→ Objective:
Retype word for word the first line of the listing and each line after it up to the line with "const chart = echarts.init(document.getElementById('chart'))", with the pictures taken out.

→ Material provided:

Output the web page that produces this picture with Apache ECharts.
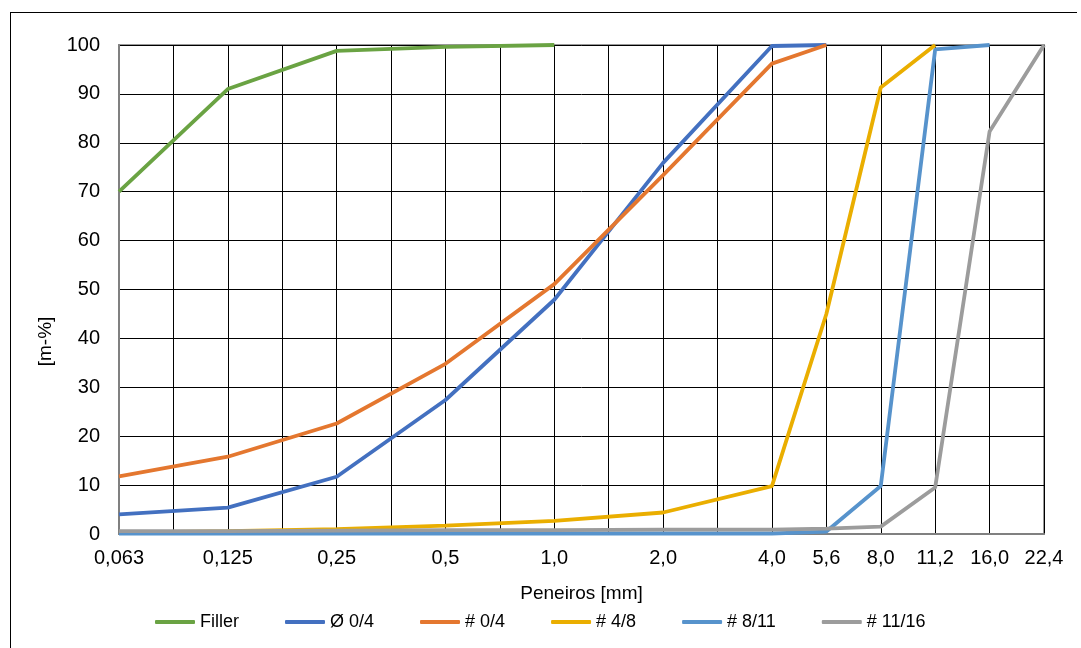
<!DOCTYPE html>
<html>
<head>
<meta charset="utf-8">
<script src="https://cdn.jsdelivr.net/npm/echarts@6/dist/echarts.min.js"></script>
<style>
  html, body { margin: 0; padding: 0; background: #fff; }
  #frame { position: absolute; left: 10px; top: 12px; width: 1066px; height: 700px;
           border-left: 1px solid #000; border-top: 1px solid #000; }
  #chart { position: absolute; left: 0; top: 0; width: 1081px; height: 648px; }
</style>
</head>
<body>
<div id="frame"></div>
<div id="chart"></div>
<script>
// sieve sizes, blank entries are the half steps between the labelled sieves
const sieves = ['0,063', '', '0,125', '', '0,25', '', '0,5', '', '1,0', '', '2,0', '', '4,0', '5,6', '8,0', '11,2', '16,0', '22,4']
const yTicks = [0, 10, 20, 30, 40, 50, 60, 70, 80, 90, 100]

// passing [m-%] per sieve
const filler = [70, null, 91, null, 98.8, null, 99.6, null, 100, null, null, null, null, null, null, null, null, null]
const d04 = [4.0, null, 5.4, null, 11.7, null, 27.4, null, 47.9, null, 75.9, null, 99.8, 100, null, null, null, null]
const h04 = [11.8, null, 15.8, null, 22.6, null, 34.8, null, 51.1, null, 73.4, null, 96.2, 100, null, null, null, null]
const h48 = [0.3, null, 0.6, null, 1.0, null, 1.7, null, 2.7, null, 4.4, null, 9.8, 45, 91.3, 100, null, null]
const h811 = [0.1, null, 0.1, null, 0.1, null, 0.1, null, 0.1, null, 0.1, null, 0.1, 0.5, 9.8, 99.1, 100, null]
const h1116 = [0.6, null, 0.6, null, 0.7, null, 0.8, null, 0.8, null, 0.9, null, 0.9, 1.1, 1.5, 9.5, 82.3, 100]

const seriesDefs = [
  { name: 'Filler', data: filler, color: '#6aa343' },
  { name: 'Ø 0/4', data: d04, color: '#4370c0' },
  { name: '# 0/4', data: h04, color: '#e4772f' },
  { name: '# 4/8', data: h48, color: '#eaae00' },
  { name: '# 8/11', data: h811, color: '#5793cc' },
  { name: '# 11/16', data: h1116, color: '#9c9c9c' }
]

const font = '"Liberation Sans", Arial, sans-serif'
const chart = echarts.init(document.getElementById('chart'))

const option = {
  animation: false,
  grid: {
    left: 119, right: 37, top: 45, bottom: 114,
    show: true,
    borderColor: '#999',
    borderWidth: 2
  },
  legend: {
    left: 150,
    top: 608,
    icon: 'roundRect',
    itemWidth: 40,
    itemHeight: 4,
    itemGap: 46,
    textStyle: { fontFamily: font, fontSize: 18, color: '#000' },
    data: seriesDefs.map(s => s.name)
  },
  xAxis: {
    type: 'category',
    data: sieves,
    boundaryGap: false,
    name: 'Peneiros [mm]',
    nameLocation: 'middle',
    nameGap: 50,
    nameTextStyle: { fontFamily: font, fontSize: 19, color: '#000' },
    axisTick: { show: false },
    axisLine: { show: true, lineStyle: { color: '#808080', width: 2 } },
    axisLabel: { interval: 0, margin: 14, fontFamily: font, fontSize: 20, color: '#000' },
    splitLine: { show: true, interval: 0, lineStyle: { color: '#000', width: 1 } }
  },
  yAxis: {
    type: 'value',
    min: 0,
    max: 100,
    interval: 10,
    name: '[m-%]',
    nameLocation: 'middle',
    nameGap: 56,
    nameRotate: 90,
    nameTextStyle: { fontFamily: font, fontSize: 19, color: '#000', padding: [0, 104, 0, 0] },
    axisLine: { show: true, lineStyle: { color: '#808080', width: 2 } },
    axisTick: { show: false },
    axisLabel: {
      margin: 19, fontFamily: font, fontSize: 20, color: '#000',
      formatter: v => (yTicks.indexOf(v) >= 0 ? String(v) : '')
    },
    splitLine: { show: true, lineStyle: { color: '#000', width: 1 } }
  },
  series: seriesDefs.map(s => ({
    name: s.name,
    type: 'line',
    data: s.data,
    connectNulls: true,
    symbol: 'none',
    color: s.color,
    lineStyle: { color: s.color, width: 3.8 }
  }))
}

chart.setOption(option)
</script>
</body>
</html>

→ Solution:
Output the web page that produces this picture with Apache ECharts.
<!DOCTYPE html>
<html>
<head>
<meta charset="utf-8">
<script src="https://cdn.jsdelivr.net/npm/echarts@6/dist/echarts.min.js"></script>
<style>
  html, body { margin: 0; padding: 0; background: #fff; }
  #frame { position: absolute; left: 10px; top: 12px; width: 1066px; height: 700px;
           border-left: 1px solid #000; border-top: 1px solid #000; }
  #chart { position: absolute; left: 0; top: 0; width: 1081px; height: 648px; }
</style>
</head>
<body>
<div id="frame"></div>
<div id="chart"></div>
<script>
// sieve sizes, blank entries are the half steps between the labelled sieves
const sieves = ['0,063', '', '0,125', '', '0,25', '', '0,5', '', '1,0', '', '2,0', '', '4,0', '5,6', '8,0', '11,2', '16,0', '22,4']
const yTicks = [0, 10, 20, 30, 40, 50, 60, 70, 80, 90, 100]

// passing [m-%] per sieve
const filler = [70, null, 91, null, 98.8, null, 99.6, null, 100, null, null, null, null, null, null, null, null, null]
const d04 = [4.0, null, 5.4, null, 11.7, null, 27.4, null, 47.9, null, 75.9, null, 99.8, 100, null, null, null, null]
const h04 = [11.8, null, 15.8, null, 22.6, null, 34.8, null, 51.1, null, 73.4, null, 96.2, 100, null, null, null, null]
const h48 = [0.3, null, 0.6, null, 1.0, null, 1.7, null, 2.7, null, 4.4, null, 9.8, 45, 91.3, 100, null, null]
const h811 = [0.1, null, 0.1, null, 0.1, null, 0.1, null, 0.1, null, 0.1, null, 0.1, 0.5, 9.8, 99.1, 100, null]
const h1116 = [0.6, null, 0.6, null, 0.7, null, 0.8, null, 0.8, null, 0.9, null, 0.9, 1.1, 1.5, 9.5, 82.3, 100]

const seriesDefs = [
  { name: 'Filler', data: filler, color: '#6aa343' },
  { name: 'Ø 0/4', data: d04, color: '#4370c0' },
  { name: '# 0/4', data: h04, color: '#e4772f' },
  { name: '# 4/8', data: h48, color: '#eaae00' },
  { name: '# 8/11', data: h811, color: '#5793cc' },
  { name: '# 11/16', data: h1116, color: '#9c9c9c' }
]

const font = '"Liberation Sans", Arial, sans-serif'
const chart = echarts.init(document.getElementById('chart'))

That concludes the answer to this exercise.